Henley triggered the motor again for another seven chimes of the bell, and when the chain derailed yet again, finished it off with three by hand so the clock would have the right count at 11 o'clock.

"There it is!" he said. "One of the gears that had been taken off and cleaned is about one inch different than the main drive up here."

One more victory down, a hundred or so to go.

The countless hours Henley has spent, first cleaning out the pigeon-infested clock room, then disassembling the clockworks and cleaning each piece, would have cost the county a fortune, County Mayor Richard Stewart said.

"We're very much indebted to Keith," Stewart said. "This has been a project of his for a long while. He just took it on himself and asked if he could do it, and we really appreciate it from the county's side. He's to be commended for all the hard work he's done.

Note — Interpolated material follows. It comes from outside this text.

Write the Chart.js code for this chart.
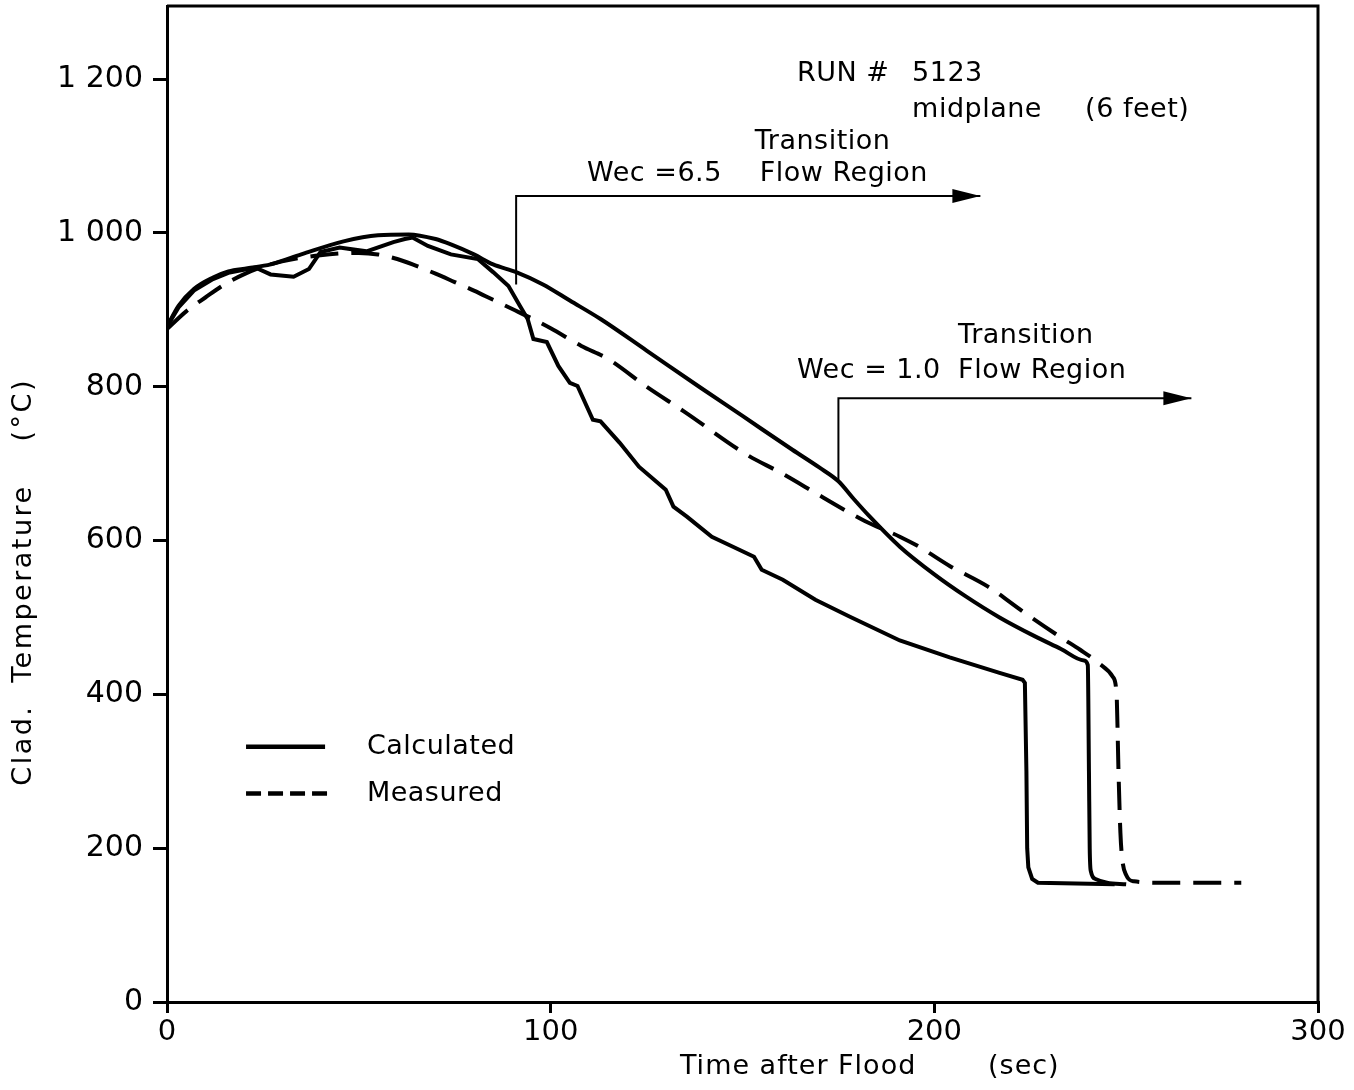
<!DOCTYPE html>
<html><head><meta charset="utf-8">
<script src="https://cdn.jsdelivr.net/npm/chart.js@4.4.1/dist/chart.umd.min.js"></script>
<style>html,body{margin:0;padding:0;background:#fff;}</style>
</head><body>
<canvas id="c" width="1354" height="1090"></canvas>
<script>
// ---- data (time in s, temperature in °C) ----
const xTickValues = [0, 100, 200, 300];
const yTickValues = [0, 200, 400, 600, 800, 1000, 1200];

const measuredX = [0, 5, 10, 15, 20, 25, 30, 40, 50, 55, 60, 65, 70, 75, 80, 85, 90, 95, 100, 108, 115, 125, 135, 151, 160, 171, 182, 191, 196, 204, 214, 223, 233, 238, 243, 246.5, 247.5, 248, 248.5, 249, 250, 252, 260, 280];
const measuredY = [875, 898, 916, 933, 946, 956, 963, 971, 974, 972, 966, 957, 947, 936, 925, 913, 901, 889, 876, 853, 836, 800, 767, 712, 688, 656, 625, 605, 592, 567, 540, 508, 474, 458, 440, 423, 400, 300, 220, 185, 165, 157, 155, 155];

const calc65X = [0, 3, 7, 12, 16, 20, 23, 27, 33, 37, 40, 45, 52, 59, 62, 64, 68, 74, 81, 85, 89, 92, 94, 95.5, 99, 102, 105, 107, 111, 113, 118, 123, 130, 132, 135.5, 142, 147.5, 153, 155, 160.5, 169, 178, 191, 204, 217, 223, 223.6, 224, 224.2, 224.5, 225.5, 227, 247];
const calc65Y = [878, 903, 925, 940, 948, 952, 955, 946, 943, 953, 975, 981, 976, 988, 992, 994, 983, 972, 966, 949, 931, 905, 888, 862, 858, 827, 805, 801, 757, 755, 727, 696, 666, 644, 631, 605, 592, 579, 562, 549, 523, 501, 470, 448, 428, 419, 415, 300, 200, 175, 160, 155, 153];

const calc10X = [0, 3, 7, 12, 16, 21, 27, 35, 46, 55, 63, 70, 74, 80, 85, 91, 98, 105, 113, 125, 139, 150, 163, 170, 175, 179, 183, 191, 200, 208, 217, 226, 233, 239, 240, 240.3, 240.5, 240.8, 242, 245, 250];
const calc10Y = [878, 905, 927, 942, 950, 954, 959, 972, 989, 997, 998, 992, 985, 972, 959, 949, 933, 912, 888, 847, 799, 762, 718, 695, 677, 654, 632, 592, 556, 528, 500, 476, 459, 444, 438, 300, 200, 170, 160, 155, 153];

// transition markers (bracket lines with arrows)
const bracket65X = [91, 91, 212];
const bracket65Y = [933, 1048, 1048];
const bracket10X = [175, 175, 267];
const bracket10Y = [677, 785, 785];

// annotation texts and their anchor (data units)
const noteTexts = ['RUN #', '5123', 'midplane', '(6 feet)', 'Transition', 'Wec =6.5', 'Flow Region', 'Transition', 'Wec = 1.0', 'Flow Region'];
const noteX = [164.2, 194.2, 194.2, 239.3, 153.2, 109.5, 154.5, 206.2, 164.2, 206.2];
const noteY = [1207, 1207, 1160, 1160, 1118, 1076, 1076, 866, 820, 820];

const legendLabels = ['Calculated', 'Measured'];

const zip = (xs, ys) => xs.map((x, i) => ({x: x, y: ys[i]}));

const FONT = '"DejaVu Sans", sans-serif';

const decor = {
  id: 'decor',
  afterDatasetsDraw(chart) {
    const ctx = chart.ctx, xs = chart.scales.x, ys = chart.scales.y;
    const px = v => xs.getPixelForValue(v), py = v => ys.getPixelForValue(v);
    ctx.save();
    // arrowheads
    ctx.fillStyle = '#000';
    [[bracket65X, bracket65Y], [bracket10X, bracket10Y]].forEach(([bx, by]) => {
      const tx = px(bx[2]), ty = py(by[2]);
      ctx.beginPath();
      ctx.moveTo(tx, ty);
      ctx.lineTo(tx - 28, ty - 7);
      ctx.lineTo(tx - 28, ty + 7);
      ctx.closePath();
      ctx.fill();
    });
    // notes
    ctx.font = '27px ' + FONT;
    ctx.textBaseline = 'middle';
    ctx.textAlign = 'left';
    ctx.letterSpacing = '0.5px';
    noteTexts.forEach((t, i) => ctx.fillText(t, px(noteX[i]), py(noteY[i])));
    // legend
    ctx.strokeStyle = '#000';
    ctx.lineWidth = 4.5;
    ctx.beginPath(); ctx.moveTo(px(20.6), py(332)); ctx.lineTo(px(41.2), py(332)); ctx.stroke();
    ctx.setLineDash([15, 7]);
    ctx.beginPath(); ctx.moveTo(px(20.6), py(271)); ctx.lineTo(px(43.3), py(271)); ctx.stroke();
    ctx.setLineDash([]);
    ctx.fillText(legendLabels[0], px(52.1), py(332));
    ctx.fillText(legendLabels[1], px(52.1), py(271));
    // axis titles
    ctx.font = '27px ' + FONT;
    ctx.letterSpacing = '1px';
    ctx.fillText('Time after Flood', px(133.7), py(-85));
    ctx.fillText('(sec)', px(214), py(-85));
    ctx.letterSpacing = '2.5px';
    ctx.textAlign = 'center';
    [['Clad.', 334], ['Temperature', 544], ['(°C)', 770]].forEach(([t, v]) => {
      ctx.save();
      ctx.translate(24, py(v));
      ctx.rotate(-Math.PI / 2);
      ctx.fillText(t, 0, 0);
      ctx.restore();
    });
    ctx.restore();
  },
  afterDraw(chart) {
    const {ctx, chartArea: a} = chart;
    ctx.save();
    ctx.strokeStyle = '#000';
    ctx.lineWidth = 3;
    ctx.beginPath();
    ctx.moveTo(a.left, a.top);
    ctx.lineTo(a.right, a.top);
    ctx.lineTo(a.right, a.bottom);
    ctx.stroke();
    ctx.restore();
  }
};

const lineBase = {showLine: true, pointRadius: 0, borderColor: '#000', fill: false};

new Chart(document.getElementById('c'), {
  type: 'scatter',
  data: {
    datasets: [
      Object.assign({label: 'Measured', data: zip(measuredX, measuredY), borderWidth: 4, borderDash: [28, 13], cubicInterpolationMode: 'monotone'}, lineBase),
      Object.assign({label: 'Calculated Wec=6.5', data: zip(calc65X, calc65Y), borderWidth: 4, tension: 0}, lineBase),
      Object.assign({label: 'Calculated Wec=1.0', data: zip(calc10X, calc10Y), borderWidth: 4, cubicInterpolationMode: 'monotone'}, lineBase),
      Object.assign({label: 'bracket 6.5', data: zip(bracket65X, bracket65Y), borderWidth: 2, tension: 0}, lineBase),
      Object.assign({label: 'bracket 1.0', data: zip(bracket10X, bracket10Y), borderWidth: 2, tension: 0}, lineBase)
    ]
  },
  options: {
    responsive: false,
    animation: false,
    devicePixelRatio: 1,
    layout: {padding: {top: 6, right: 36, left: 0, bottom: 0}},
    plugins: {legend: {display: false}, tooltip: {enabled: false}},
    scales: {
      x: {
        type: 'linear', min: 0, max: 300,
        afterBuildTicks: s => { s.ticks = xTickValues.map(v => ({value: v})); },
        afterFit: s => { s.height = 88; s.paddingLeft = 0; s.paddingRight = 0; },
        ticks: {color: '#000', font: {family: FONT, size: 29}, padding: 2, maxRotation: 0},
        grid: {drawOnChartArea: false, drawTicks: true, tickLength: 11, lineWidth: 3, color: '#000'},
        border: {display: true, width: 3, color: '#000'}
      },
      y: {
        type: 'linear', min: 0, max: 1295,
        afterBuildTicks: s => { s.ticks = yTickValues.map(v => ({value: v})); },
        afterFit: s => { s.width = 167; s.paddingTop = 0; s.paddingBottom = 0; },
        ticks: {color: '#000', font: {family: FONT, size: 30}, padding: 10,
          callback: v => v >= 1000 ? String(v).replace(/(\d)(\d{3})$/, '$1 $2') : String(v)},
        grid: {drawOnChartArea: false, drawTicks: true, tickLength: 14, lineWidth: 3, color: '#000'},
        border: {display: true, width: 3, color: '#000'}
      }
    }
  },
  plugins: [decor]
});
</script>
</body></html>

"It saved the county a lot of money," Stewart said.

Local residents have often asked about repairing the clock, and now it's coming true, he said.

"For people who grew up here, it has special meaning for them," Stewart said.

Franklin County historian Jerry Limbaugh says the 1936 county courthouse was built as a Works Projects Administration project during Franklin D. Roosevelt's presidency.

Limbaugh provided Franklin County Historical Society records about the courthouse -- the county's third -- which noted its "distinctly odd feature" was the central tower containing a clock and bell, giving way to a county courthouse design tradition.

Henley said he'll keep tweaking the clock over the coming months until it tolls on the hour with the regularity expected of the county's timepiece. But his future plans for it will require a little more snooping around for Seth Thomas parts and retooling work.

"I'm hoping to one day find enough parts to get it back to mechanical operation," he said.

That's OK; he's got all the time in the world.